Trundling west along the coast, we stopped briefly at the Omaha Beach military cemetery, always a sobering sight, particularly when you see the long list of names of soldiers whose bodies weren’t identified. There’s a profusion of Omaha beach related places along the cast road, ranging from small museums to collections of miscellaneous WW2 hardware to campsites and pizzerias. It’s a bit hard to identify where to actually get down to the beach.

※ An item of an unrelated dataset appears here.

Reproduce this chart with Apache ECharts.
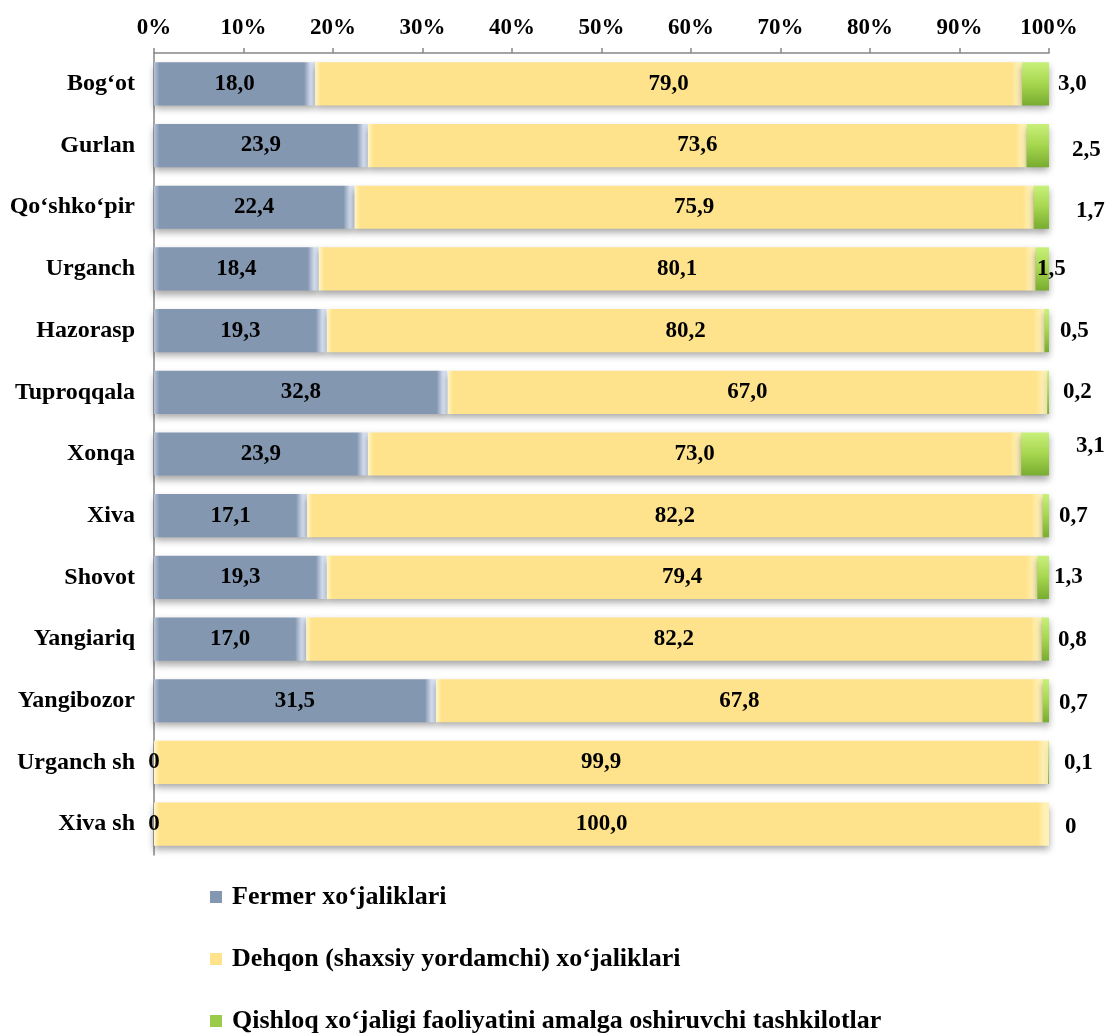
<!DOCTYPE html>
<html>
<head>
<meta charset="utf-8">
<script src="https://cdn.jsdelivr.net/npm/echarts@6/dist/echarts.min.js"></script>
<style>
    html, body { margin: 0; padding: 0; background: #fff; }
    #chart { width: 1106px; height: 1035px; }
</style>
</head>
<body>
<div id="chart"></div>
<script>
var regions = ['Bog‘ot', 'Gurlan', 'Qo‘shko‘pir', 'Urganch', 'Hazorasp', 'Tuproqqala', 'Xonqa',
    'Xiva', 'Shovot', 'Yangiariq', 'Yangibozor', 'Urganch sh', 'Xiva sh'];
var fermer = [18.0, 23.9, 22.4, 18.4, 19.3, 32.8, 23.9, 17.1, 19.3, 17.0, 31.5, 0, 0];
var dehqon = [79.0, 73.6, 75.9, 80.1, 80.2, 67.0, 73.0, 82.2, 79.4, 82.2, 67.8, 99.9, 100.0];
var tashkilot = [3.0, 2.5, 1.7, 1.5, 0.5, 0.2, 3.1, 0.7, 1.3, 0.8, 0.7, 0.1, 0];
var seriesNames = ['Fermer xo‘jaliklari', 'Dehqon (shaxsiy yordamchi) xo‘jaliklari',
    'Qishloq xo‘jaligi faoliyatini amalga oshiruvchi tashkilotlar'];

// the green labels were hand-moved in the original, nudge them the same way
var greenNudge = [[4, 0], [18, 5], [22, 4], [-17, 0], [6, 0], [9, 0], [22, -8],
    [5, 0], [0, 0], [4, 1], [5, 2], [10, 1], [11, 3]];

var font = '"Liberation Serif", "Times New Roman", serif';
var pxPerUnit = 895 / 100;

function fmt(v) {
    return v === 0 ? '0' : v.toFixed(1).replace('.', ',');
}

// bevelled ends: fixed pixel width of lighter colour at both ends of a bar
function bevel(v, light, base, lightR) {
    var w = Math.max(v * pxPerUnit, 1);
    var f = Math.min(0.45, 11 / w);
    return new echarts.graphic.LinearGradient(0, 0, 1, 0, [
        {offset: 0, color: light},
        {offset: f * 0.5, color: base},
        {offset: 1 - f, color: base},
        {offset: 1 - f * 0.4, color: lightR},
        {offset: 1, color: lightR}
    ]);
}

var shadow = {shadowColor: 'rgba(0,0,0,0.35)', shadowBlur: 7, shadowOffsetY: 4};

var labelBase = {fontFamily: font, fontWeight: 'bold', fontSize: 23, color: '#000'};

var chart = echarts.init(document.getElementById('chart'));
var option = {
    animation: false,
    textStyle: {fontFamily: font},
    grid: {left: 154, right: 57, top: 53, height: 802},
    legend: {
        orient: 'vertical',
        left: 210,
        top: 884,
        height: 151,
        padding: 0,
        itemWidth: 12,
        itemHeight: 12,
        itemGap: 36,
        icon: 'rect',
        textStyle: {fontFamily: font, fontWeight: 'bold', fontSize: 26, color: '#000', lineHeight: 26, padding: [0, 0, 0, 5]},
        data: seriesNames
    },
    xAxis: {
        type: 'value',
        position: 'top',
        min: 0,
        max: 100,
        interval: 10,
        axisLine: {show: true, lineStyle: {color: '#868686', width: 1.5}},
        axisTick: {show: true, length: 5, lineStyle: {color: '#868686', width: 1.5}},
        splitLine: {show: false},
        axisLabel: {
            formatter: '{value}%',
            margin: 13,
            fontFamily: font, fontWeight: 'bold', fontSize: 23, color: '#000'
        }
    },
    yAxis: {
        type: 'category',
        inverse: true,
        data: regions,
        axisLine: {show: true, lineStyle: {color: '#868686', width: 1.5}},
        axisTick: {show: false},
        axisLabel: {margin: 19, fontFamily: font, fontWeight: 'bold', fontSize: 24, color: '#000'}
    },
    series: [
        {
            name: seriesNames[0],
            type: 'bar',
            stack: 'all',
            barCategoryGap: '30%',
            itemStyle: {color: '#8497B0'},
            label: Object.assign({show: true, position: 'inside', formatter: function (p) { return fmt(p.value); }}, labelBase),
            data: fermer.map(function (v) {
                return {value: v, itemStyle: Object.assign({color: bevel(v, '#B3C2DA', '#8497B0', '#D4DEF0')}, shadow)};
            })
        },
        {
            name: seriesNames[1],
            type: 'bar',
            stack: 'all',
            itemStyle: {color: '#FFE38C'},
            label: Object.assign({show: true, position: 'inside', formatter: function (p) { return fmt(p.value); }}, labelBase),
            data: dehqon.map(function (v) {
                return {value: v, itemStyle: Object.assign({color: bevel(v, '#FFF6C8', '#FFE38C', '#FFF1B4')}, shadow)};
            })
        },
        {
            name: seriesNames[2],
            type: 'bar',
            stack: 'all',
            itemStyle: {color: '#9BCB4A'},
            data: tashkilot.map(function (v, i) {
                return {
                    value: v,
                    itemStyle: Object.assign({
                        color: new echarts.graphic.LinearGradient(0, 0, 0, 1, [
                            {offset: 0, color: '#C8F07A'},
                            {offset: 0.5, color: '#A6D64E'},
                            {offset: 1, color: '#78AC30'}
                        ])
                    }, shadow),
                    label: Object.assign({
                        show: true,
                        position: 'right',
                        distance: 5,
                        offset: greenNudge[i],
                        formatter: fmt(v)
                    }, labelBase)
                };
            })
        }
    ]
};
chart.setOption(option);
</script>
</body>
</html>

Further along the coast, we stopped in Vierville sur Mer where the Omaha beach landings began. It’s an astonishing long beach with a few people sunbathing, seagulls standing around, and with a banked set of duns on which holiday homes perch, punctuated by the occasional relic of the German ‘Atlantic Wall’. We paused here for a bit, to eat the almond croissants. It was pretty hard to imagine such a peaceful scene was the site of such ferocious fighting during the D-day landings.

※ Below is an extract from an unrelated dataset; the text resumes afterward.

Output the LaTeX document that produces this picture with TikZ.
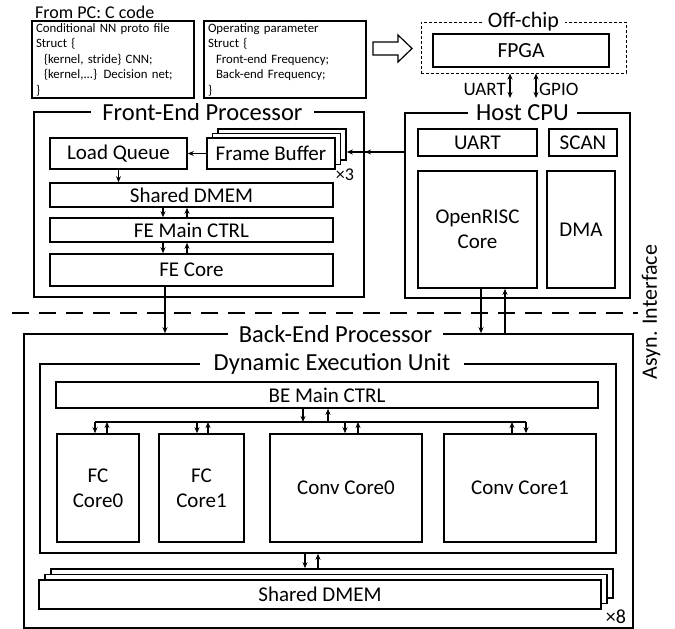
\documentclass[tikz,border=0pt]{standalone}
\usepackage{fontspec}
\setmainfont{Carlito}
\usetikzlibrary{arrows.meta}
\newcommand\mybox[7][]{\node[box,minimum width={#5-#3},minimum height={#6-#4},#1] (#2) at ({(#3+#5)/2},{(#4+#6)/2}) {#7};}
\tikzset{
  box/.style={draw, line width=1.6pt, inner sep=0pt, fill=white, align=center, font=\fontsize{21}{25}\selectfont},
  ttl/.style={fill=white, inner xsep=#1, inner ysep=1pt, font=\fontsize{24.5}{28}\selectfont},
  ttl/.default=10pt,
  arr/.style={line width=1.2pt, -{Stealth[length=6pt,width=5pt]}},
  darr/.style={line width=1.2pt, {Stealth[length=6pt,width=5pt]}-{Stealth[length=6pt,width=5pt]}},
  codebox/.style={align=left, line width=1.4pt, inner xsep=4pt, text width=154pt, font=\fontsize{12.8}{15.5}\selectfont},
  lbl/.style={inner sep=0pt},
}
\begin{document}
\begin{tikzpicture}[x=1pt,y=-1pt]
\useasboundingbox (0,0) rectangle (675,629);
% header
\node[lbl, font=\fontsize{18}{20}\selectfont, anchor=west] (frompc) at (35,12) {From PC: C code};
\mybox[codebox]{code1}{32}{21}{194}{98}{Conditional NN proto file\\Struct \{\\\hspace*{8pt}\{kernel, stride\} CNN;\\\hspace*{8pt}\{kernel,...\} Decision net;\\\}}
\mybox[codebox]{code2}{204}{21}{366}{98}{Operating parameter\\Struct \{\\\hspace*{8pt}Front-end Frequency;\\\hspace*{8pt}Back-end Frequency;\\\}}
\draw[line width=1.2pt] (373,42) -- (398,42) -- (398,35) -- (412,48.5) -- (398,62) -- (398,55) -- (373,55) -- cycle;
% off-chip
\mybox[dashed, line width=1pt, dash pattern=on 3pt off 2pt, fill=none]{off}{421}{22}{626}{73}{}
\mybox[line width=1.6pt, font=\fontsize{21.5}{25}\selectfont]{fpga}{433}{34}{609}{67}{FPGA}
\node[ttl=6pt, font=\fontsize{22}{25}\selectfont] (offt) at (523.5,22) {Off-chip};
\coordinate (ua) at (510,98);
\coordinate (gp) at (536,98);
\draw[darr] (off.south -| ua) -- (ua);
\draw[darr] (off.south -| gp) -- (gp);
\node[lbl, font=\fontsize{19}{22}\selectfont, anchor=east] (uartl) at (506,89) {UART};
\node[lbl, font=\fontsize{19}{22}\selectfont, anchor=west] (gpiol) at (539,89) {GPIO};
% front-end
\mybox{fe}{34}{112}{364}{297}{}
\mybox{lq}{50}{138}{187}{169}{Load Queue}
\mybox{fb3}{218}{129}{346}{160}{}
\mybox{fb2}{212.5}{133.5}{340.5}{164.5}{}
\mybox{fb}{207}{138}{335}{169}{Frame Buffer}
\node[lbl, font=\fontsize{18}{20}\selectfont] (x3) at (345,175) {×3};
\mybox{fdm}{50}{183}{333}{207}{Shared DMEM}
\mybox{fmain}{50}{218}{333}{242}{FE Main CTRL}
\mybox{fcore}{50}{254}{333}{286}{FE Core}
\node[ttl=11pt] (fet) at (202.5,112) {Front-End Processor};
% host
\mybox{host}{405}{113}{630}{298}{}
\mybox{huart}{418}{129}{537}{156}{UART}
\mybox{scan}{549}{129}{617}{156}{SCAN}
\mybox{risc}{418}{171}{537}{288}{OpenRISC\\Core}
\mybox{dma}{547}{171}{615}{288}{DMA}
\node[ttl=8pt] (hostt) at (522.5,113) {Host CPU};
% back-end
\mybox{be}{24}{334}{633}{628}{}
\mybox{deu}{40}{364}{616}{553}{}
\mybox{bemain}{56}{382}{598}{408}{BE Main CTRL}
\mybox{fc0}{57}{434}{139}{542}{FC\\Core0}
\mybox{fc1}{159}{434}{244}{542}{FC\\Core1}
\mybox{cv0}{270}{434}{422}{542}{Conv Core0}
\mybox{cv1}{444}{434}{596}{542}{Conv Core1}
\mybox{bdm3}{51}{569}{613}{598}{}
\mybox{bdm2}{45}{574.5}{607}{603.5}{}
\mybox{bdm}{39}{580}{601}{609}{Shared DMEM}
\node[lbl, font=\fontsize{20}{22}\selectfont] (x8) at (616,617) {×8};
\node[ttl=10.5pt] (bet) at (335.5,334) {Back-End Processor};
\node[ttl=13.5pt] (deut) at (332,364) {Dynamic Execution Unit};
% async interface
\coordinate (dl) at (12,313);
\coordinate (dr) at (638,313);
\draw[line width=1.6pt, dash pattern=on 17pt off 10pt] (dl) -- (dr);
\node[lbl, rotate=90, font=\fontsize{22}{25}\selectfont] (asyn) at (651,312) {Asyn. Interface};
% FE arrows
\coordinate (hy) at (0,152);
\coordinate (hm) at (365,152);
\draw[arr] (host.west |- hy) -- (fb3.east |- hy);
\draw[arr] (host.west |- hy) -- (hm);
\draw[arr] (fb.west) -- (lq.east);
\draw[arr] (lq.south) -- (lq.south |- fdm.north);
\coordinate (xa) at (163,0);
\coordinate (xb) at (187,0);
\draw[arr] (fdm.south -| xa) -- (fmain.north -| xa);
\draw[arr] (fmain.north -| xb) -- (fdm.south -| xb);
\draw[arr] (fmain.south -| xa) -- (fcore.north -| xa);
\draw[arr] (fcore.north -| xb) -- (fmain.south -| xb);
\coordinate (xfe) at (165,0);
\draw[arr] (fcore.south -| xfe) -- (be.north -| xfe);
% host arrows
\coordinate (xh1) at (481,0);
\coordinate (xh2) at (505,0);
\draw[arr] (risc.south -| xh1) -- (be.north -| xh1);
\draw[arr] (be.north -| xh2) -- (risc.south -| xh2);
% BE bus
\coordinate (bl) at (95,422);
\coordinate (br) at (526,422);
\draw[line width=1.2pt] (bl) -- (br);
\coordinate (m1) at (303,0);
\coordinate (m2) at (328,0);
\draw[arr] (bemain.south -| m1) -- (bl -| m1);
\draw[arr] (bl -| m2) -- (bemain.south -| m2);
\coordinate (c1) at (107,0);
\coordinate (c2) at (197,0);
\coordinate (c3) at (208,0);
\coordinate (c4) at (345,0);
\coordinate (c5) at (358,0);
\coordinate (c6) at (512,0);
\draw[arr] (bl) -- (fc0.north -| bl);
\draw[arr] (fc0.north -| c1) -- (bl -| c1);
\draw[arr] (bl -| c2) -- (fc1.north -| c2);
\draw[arr] (fc1.north -| c3) -- (bl -| c3);
\draw[arr] (bl -| c4) -- (cv0.north -| c4);
\draw[arr] (cv0.north -| c5) -- (bl -| c5);
\draw[arr] (cv1.north -| c6) -- (bl -| c6);
\draw[arr] (br) -- (cv1.north -| br);
% DEU to shared DMEM
\coordinate (d1) at (305,0);
\coordinate (d2) at (318,0);
\draw[arr] (deu.south -| d1) -- (bdm3.north -| d1);
\draw[arr] (bdm3.north -| d2) -- (deu.south -| d2);
\end{tikzpicture}
\end{document}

Turning inland, we passed an enormous iron bridge brought by the D-Day forces. It wasn’t obvious whether it was used in the actual landings or later in the campaign – in any event we couldn’t stop for a proper look as we were being chased up a steep climb by traffic. On the other hand, incoming traffic was all slowing to have a good gawp.

From there it was a pretty straightforward ride back to Le Molay to collect the car. An excellent day’s ride, with lots of time to pause for the sights (and smells!) of the Normandy countryside.